Some mudstone is weathered quickly below the floors of residential houses, even though it is protected against meteorological effects, such as rain, snow, sun shine, etc., and eventually heaves house floors. We investigated one of the ground heavings occurring in the houses built on fresh mudstone of the Miocene Yunagaya Formation and its fill in the Fukushima Prefecture, central Japan, and found that the mechanism of the heaving is the sequence of the oxidation of pyrite contained in the mudstone catalyzed by iron-oxidizing bacteria, dissolution of calcite and other acid-fragile minerals by sulfuric acid from pyrite, upward migration and evaporation of the water containing sulfate and calcium ions, and the crystallization of calcium sulfate (gypsum) which expands the rock to heave the ground surface. The upward migration of the water and the crystallization of gypsum easily occurs in a ventilated space below the house floors, but not outside the houses because of downward migration of rain water in humid regions.
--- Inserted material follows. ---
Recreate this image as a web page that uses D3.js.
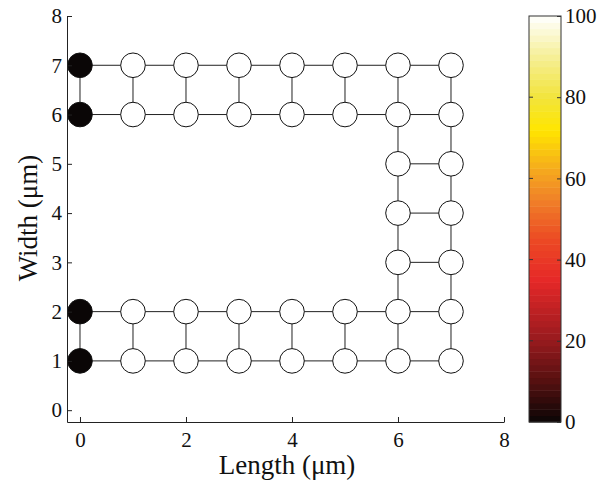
<!DOCTYPE html>
<html>
<head>
  <script src="https://d3js.org/d3.v7.min.js"></script>
  <style>
    body { margin: 0; background: #fff; }
  </style>
</head>
<body>
  <div id="chart"></div>
  <script>
    // node positions (µm) and their values (0-100)
    const nodeX = [0,1,2,3,4,5,6,7, 0,1,2,3,4,5,6,7, 6,7, 6,7, 6,7, 0,1,2,3,4,5,6,7, 0,1,2,3,4,5,6,7];
    const nodeY = [7,7,7,7,7,7,7,7, 6,6,6,6,6,6,6,6, 5,5, 4,4, 3,3, 2,2,2,2,2,2,2,2, 1,1,1,1,1,1,1,1];
    const nodeValue = [0,100,100,100,100,100,100,100, 0,100,100,100,100,100,100,100, 100,100, 100,100, 100,100,
                       0,100,100,100,100,100,100,100, 0,100,100,100,100,100,100,100];

    const xTicks = [0, 2, 4, 6, 8];
    const yTicks = [0, 1, 2, 3, 4, 5, 6, 7, 8];
    const cbTicks = [0, 20, 40, 60, 80, 100];

    // colormap stops
    const cmapValues = [0, 10, 20, 35, 45, 55, 62, 72, 80, 90, 100];
    const cmapColors = ["#0a0606", "#551010", "#961a1e", "#e62828", "#ec4a24", "#f08228", "#f5a91e", "#ffe600", "#f2e43c", "#f6ef96", "#ffffff"];

    const FONT = '"Liberation Serif", "DejaVu Serif", serif';
    const tickSize = "21px";

    const svg = d3.select("#chart").append("svg")
      .attr("width", 601).attr("height", 485);

    const x = d3.scaleLinear().domain([-0.245, 8]).range([67, 504]);
    const y = d3.scaleLinear().domain([-0.24, 8]).range([422, 16]);
    const color = d3.scaleLinear().domain(cmapValues).range(cmapColors);

    // edges: connect nodes one unit apart horizontally or vertically
    const nodes = nodeX.map((d, i) => ({ x: d, y: nodeY[i], v: nodeValue[i] }));
    const edges = [];
    nodes.forEach((a, i) => {
      nodes.forEach((b, j) => {
        if (j <= i) return;
        const dx = Math.abs(a.x - b.x), dy = Math.abs(a.y - b.y);
        if (dx + dy === 1) edges.push([a, b]);
      });
    });

    svg.append("g").selectAll("line").data(edges).enter().append("line")
      .attr("x1", d => x(d[0].x)).attr("y1", d => y(d[0].y))
      .attr("x2", d => x(d[1].x)).attr("y2", d => y(d[1].y))
      .attr("stroke", "#222").attr("stroke-width", 1);

    svg.append("g").selectAll("circle").data(nodes).enter().append("circle")
      .attr("cx", d => x(d.x)).attr("cy", d => y(d.y)).attr("r", 12.3)
      .attr("fill", d => color(d.v))
      .attr("stroke", "#111").attr("stroke-width", 1);

    // axes (inward ticks, no box)
    const xAxis = svg.append("g").attr("transform", "translate(0,422)")
      .call(d3.axisBottom(x).tickValues(xTicks).tickSizeInner(-5).tickSizeOuter(0).tickFormat(d3.format("d")));
    const yAxis = svg.append("g").attr("transform", "translate(67,0)")
      .call(d3.axisLeft(y).tickValues(yTicks).tickSizeInner(-5).tickSizeOuter(0).tickFormat(d3.format("d")));
    [xAxis, yAxis].forEach(a => {
      a.select(".domain").attr("stroke", "#222");
      a.selectAll(".tick line").attr("stroke", "#222");
      a.selectAll(".tick text").style("font-family", FONT).style("font-size", tickSize).attr("fill", "#111");
    });
    xAxis.selectAll(".tick text").attr("y", 10);
    yAxis.selectAll(".tick text").attr("x", -5);

    svg.append("text")
      .attr("x", 287).attr("y", 474).attr("text-anchor", "middle")
      .style("font-family", FONT).style("font-size", "27px").attr("fill", "#111")
      .text("Length (\u03bcm)");
    svg.append("text")
      .attr("transform", "translate(37,218) rotate(-90)").attr("text-anchor", "middle")
      .style("font-family", FONT).style("font-size", "27px").attr("fill", "#111")
      .text("Width (\u03bcm)");

    // colorbar
    const cbX = 529, cbW = 32;
    const cb = d3.scaleLinear().domain([0, 100]).range([422, 16]);
    const bands = d3.range(0, 100, 100 / 64);
    svg.append("g").selectAll("rect").data(bands).enter().append("rect")
      .attr("x", cbX).attr("width", cbW)
      .attr("y", d => cb(d + 100 / 64)).attr("height", d => cb(d) - cb(d + 100 / 64) + 0.5)
      .attr("fill", d => color(d + 50 / 64));
    svg.append("rect").attr("x", cbX).attr("y", 16).attr("width", cbW).attr("height", 406)
      .attr("fill", "none").attr("stroke", "#333").attr("stroke-width", 1);

    const cbAxis = svg.append("g").attr("transform", `translate(${cbX + cbW},0)`)
      .call(d3.axisRight(cb).tickValues(cbTicks).tickSizeInner(-4).tickSizeOuter(0));
    cbAxis.select(".domain").remove();
    cbAxis.selectAll(".tick line").attr("stroke", "#333");
    cbAxis.selectAll(".tick text").style("font-family", FONT).style("font-size", tickSize).attr("fill", "#111").attr("x", 4);
    svg.append("g").selectAll("line").data(cbTicks.slice(1, -1)).enter().append("line")
      .attr("x1", cbX).attr("x2", cbX + 4).attr("y1", d => cb(d)).attr("y2", d => cb(d))
      .attr("stroke", "#333");
  </script>
</body>
</html>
The house we investigated was built on a fill of fresh mudstone blocks 21 years ago, and the floor has heaved several centimeters. The central part of the floor heaved most. We drilled three bore holes and obtained samples from the depth of up to 5.36 m; two from the ground below the floor and the other outside the house. The samples were analyzed for their physical properties, mineralogy, and microbiology.
Below the house floor, the rocks were abundant in gypsum to the depth of 40 cm with a fluffy cover layer consisting of powdery gypsum crystals, a few centimeters thick. The rocks had the suspension pH of 3.5-4 and were relatively dry. Important point was that iron-oxidizing bacteria were concentrated only at the base of this zone. The rocks deeper than 40 cm were essentially absent from gypsum and had suspension pH of approximately 5.
Below the ground outside the house, on the other hand, the fill was almost absent from gypsum and had the suspension pH of 6.